如果_pre的作用是检查前一个字符 那么如何检查后一个字符呢?
感谢楼主回答!
这里只需要记录前一个字符就好了吧,你截取的代码下面有一行'ch_pre = ch;',就是用来记录前一个字符的
求问第七章第六题为什么
if( c =='i')
{if(prev =='e')
n++;}
与
if(prev == 'e' && c =='i')
n++;
所得的结果不一样
额,应该是一样的吧
楼主打扰啦,第六题这样做好像也行,不知道有没有什么问题,(初学者)
#include
int main(void)
{
char ch;
int n=0;
printf("Please enter text to be analyzed (# to terminate):");
while((ch=getchar())!='#')
{
if(ch=='e')
continue;
else if(ch=='i')
n++;
else
continue;
}
printf("\n");
printf("there are %d 'ei'\n",n);
return 0;
}
这样做有问题吧,要是我输入10个i,你这最后不就打印有10个ei了么?
第七题 scanf_s("%lf", &work_hours);
if (work_hours > 40)
{
work_hours = (work_hours - 40) * 1.5 + 40;
}
total_income = work_hours * 1000;
if (total_income <= 300)
{
tax = total_income * RATE1;
net_income = total_income - tax;
}
total_income ×1000是总工资 不成立 怎么理解这个
抱歉,不是特别理解你想表达的意思呢?
我看到第八章的习题七的时候,重新看了下第七章的第八题(这两题有联系),因为第八章主要讲了很多处理换行符的问题,现在看第七题的时候发现,scanf_s("%d", &chooice)输入产生的换行符为什么不影响scanf_s("%lf", &work_hours)这个读取,按照我现在的理解,第一个scanf 产生的换行符,会留在队列里面,被这个scanf_s("%lf", &work_hours)读取到,但是work_hours是double类型,所以一直没法读取,程序就会一直卡主。
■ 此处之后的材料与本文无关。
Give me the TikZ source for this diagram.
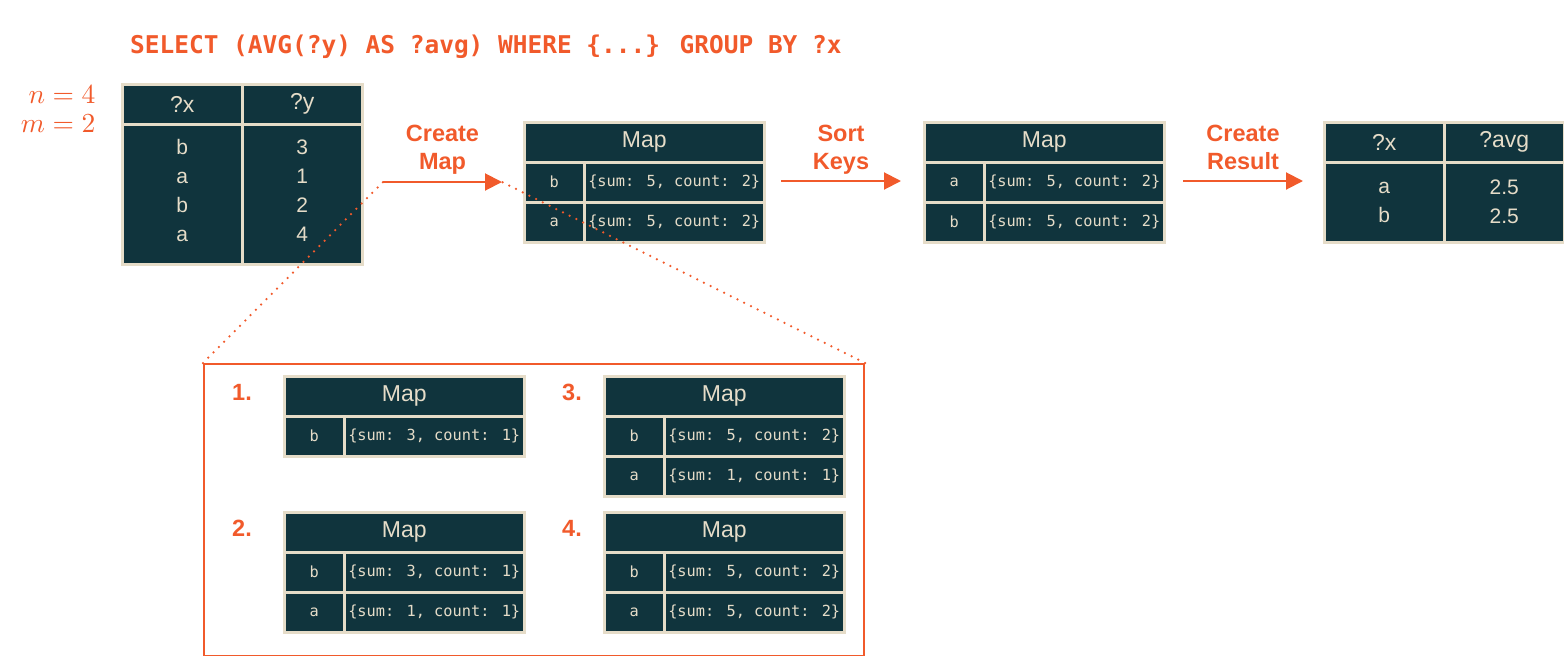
\documentclass[tikz,border=0pt]{standalone}
\usepackage{fontspec}
\newfontfamily\headfont{Liberation Sans}
\newfontfamily\codefont{DejaVu Sans Mono}
\usetikzlibrary{arrows.meta}
\definecolor{cellbg}{HTML}{10343D}
\definecolor{cellrule}{HTML}{E5DCC8}
\definecolor{accent}{HTML}{F15A2B}
\tikzset{cell/.style={draw=cellrule,fill=cellbg,text=cellrule,line width=2.5pt,inner sep=0pt,anchor=north west},
  headcell/.style={cell,font=\headfont\fontsize{23}{26}\selectfont},
  bodycell/.style={cell,font=\headfont\fontsize{21}{29}\selectfont,align=center},
  keycell/.style={cell,minimum width=60pt,minimum height=40pt,font=\codefont\fontsize{15.3}{18}\selectfont},
  valcell/.style={cell,minimum width=180pt,minimum height=40pt,font=\codefont\fontsize{15.3}{18}\selectfont},
  steplabel/.style={text=accent,font=\headfont\bfseries\fontsize{23.5}{28}\selectfont,align=center,inner sep=0pt},
  sizelabel/.style={anchor=base east,inner sep=0pt,text=accent,scale=2.75},
  arrow/.style={-{Triangle[length=17pt,width=17pt]},draw=accent,line width=2pt},
  dots/.style={draw=accent,line width=2.5pt,line cap=round,dash pattern=on 0pt off 7.5pt}}

% map table: name, left, top, rows key/sum/count
\newcommand{\mapbox}[4]{%
  \node[headcell,minimum width=240pt,minimum height=40pt] (#1) at (#2,#3) {Map};
  \foreach \key/\sm/\cnt [count=\i] in {#4}
    \node[keycell] (#1k\i) at (#2,#3+40*\i) {\key}
      node[valcell] (#1v\i) at (#2+60,#3+40*\i) {\{sum: \sm, count: \cnt\}};
}

\begin{document}
\begin{tikzpicture}[x=1pt,y=-1pt]
  \useasboundingbox (0,0) rectangle (1564,656);
  \node[anchor=base west,inner sep=0pt,text=accent,font=\codefont\bfseries\fontsize{24.45}{28}\selectfont] (query) at (130,53) {SELECT (AVG(?y) AS ?avg) WHERE \{...\} GROUP BY ?x};
  \node[sizelabel] (nrows) at (96,103) {$n=4$};
  \node[sizelabel] (mkeys) at (96,132) {$m=2$};
  % input
  \node[headcell,minimum width=120pt,minimum height=40pt] (inx) at (121,83) {?x};
  \node[headcell,minimum width=120pt,minimum height=40pt] (iny) at (241,83) {?y};
  \node[bodycell,minimum width=120pt,minimum height=140pt] (inxb) at (121,123) {b\\a\\b\\a\\[-21pt]};
  \node[bodycell,minimum width=120pt,minimum height=140pt] (inyb) at (241,123) {3\\1\\2\\4\\[-21pt]};
  % maps
  \mapbox{built}{523}{121}{b/5/2,a/5/2}
  \mapbox{sorted}{923}{121}{a/5/2,b/5/2}
  % result
  \node[headcell,minimum width=120pt,minimum height=40pt] (resx) at (1323,121) {?x};
  \node[headcell,minimum width=120pt,minimum height=40pt] (resavg) at (1443,121) {?avg};
  \node[bodycell,minimum width=120pt,minimum height=80pt] (resxb) at (1323,161) {a\\b};
  \node[bodycell,minimum width=120pt,minimum height=80pt] (resavgb) at (1443,161) {2.5\\2.5};
  % steps
  \coordinate (c1s) at (383,182);
  \coordinate (c1e) at (502,182);
  \coordinate (c2s) at (781,181);
  \coordinate (c2e) at (901,181);
  \coordinate (c3s) at (1183,181);
  \coordinate (c3e) at (1303,181);
  \draw[arrow] (c1s) -- node[steplabel,above=7pt] {Create\\Map} (c1e);
  \draw[arrow] (c2s) -- node[steplabel,above=6pt] {Sort\\Keys} (c2e);
  \draw[arrow] (c3s) -- node[steplabel,above=10pt] {Create\\Result} (c3e);
  % detail
  \node[draw=accent,line width=2pt,inner sep=0pt,anchor=north west,minimum width=660pt,minimum height=292pt] (detail) at (203,363) {};
  \node[steplabel] (st1) at (242,392) {1.};
  \node[steplabel] (st2) at (242,528) {2.};
  \node[steplabel] (st3) at (572,392) {3.};
  \node[steplabel] (st4) at (572,528) {4.};
  \mapbox{one}{283}{375}{b/3/1}
  \mapbox{two}{283}{511}{b/3/1,a/1/1}
  \mapbox{three}{603}{375}{b/5/2,a/1/1}
  \mapbox{four}{603}{511}{b/5/2,a/5/2}
  \draw[dots] (detail.north west) -- (c1s);
  \draw[dots] (detail.north east) -- (c1e);
\end{tikzpicture}
\end{document}
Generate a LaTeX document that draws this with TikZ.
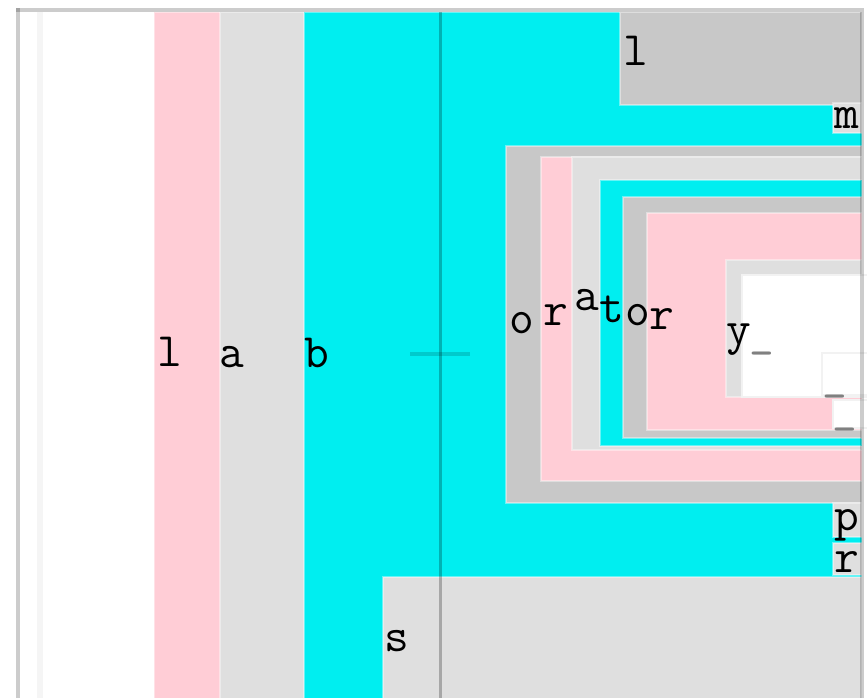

但是事实上 这个程序可以正常运行。这是什么原因?
这个问题是针对第八题的
第十题如果输入了字母的话就会导致无限循环,下一章其实讲了解决方法,用scanf("%*s);跳过非数字字符。
第2题是不是并没有对一行打印8个字符这一要求进行处理,只是实现了字符转ASCII码这一要
i % 8这一行就是处理这种情况的
程序11的修正(仅参考)
https://blog.csdn.net/qq_40425918/article/details/84994190
博主,我有个第十一题的疑问:
while ('q' != choice)
{......}里面的 while (getchar() != '\n');具有什么作用?
清除多余的回车键用的
谢谢大佬的答案分享。其中2第二题有一个小bug,那就是只要一输入字符,打印出来,最终行都会打印出
10: ,而且一按回车就打印10:不美观。如果在i++的下一行加上if (ch!='\n')进行判断就不会出现这个问题。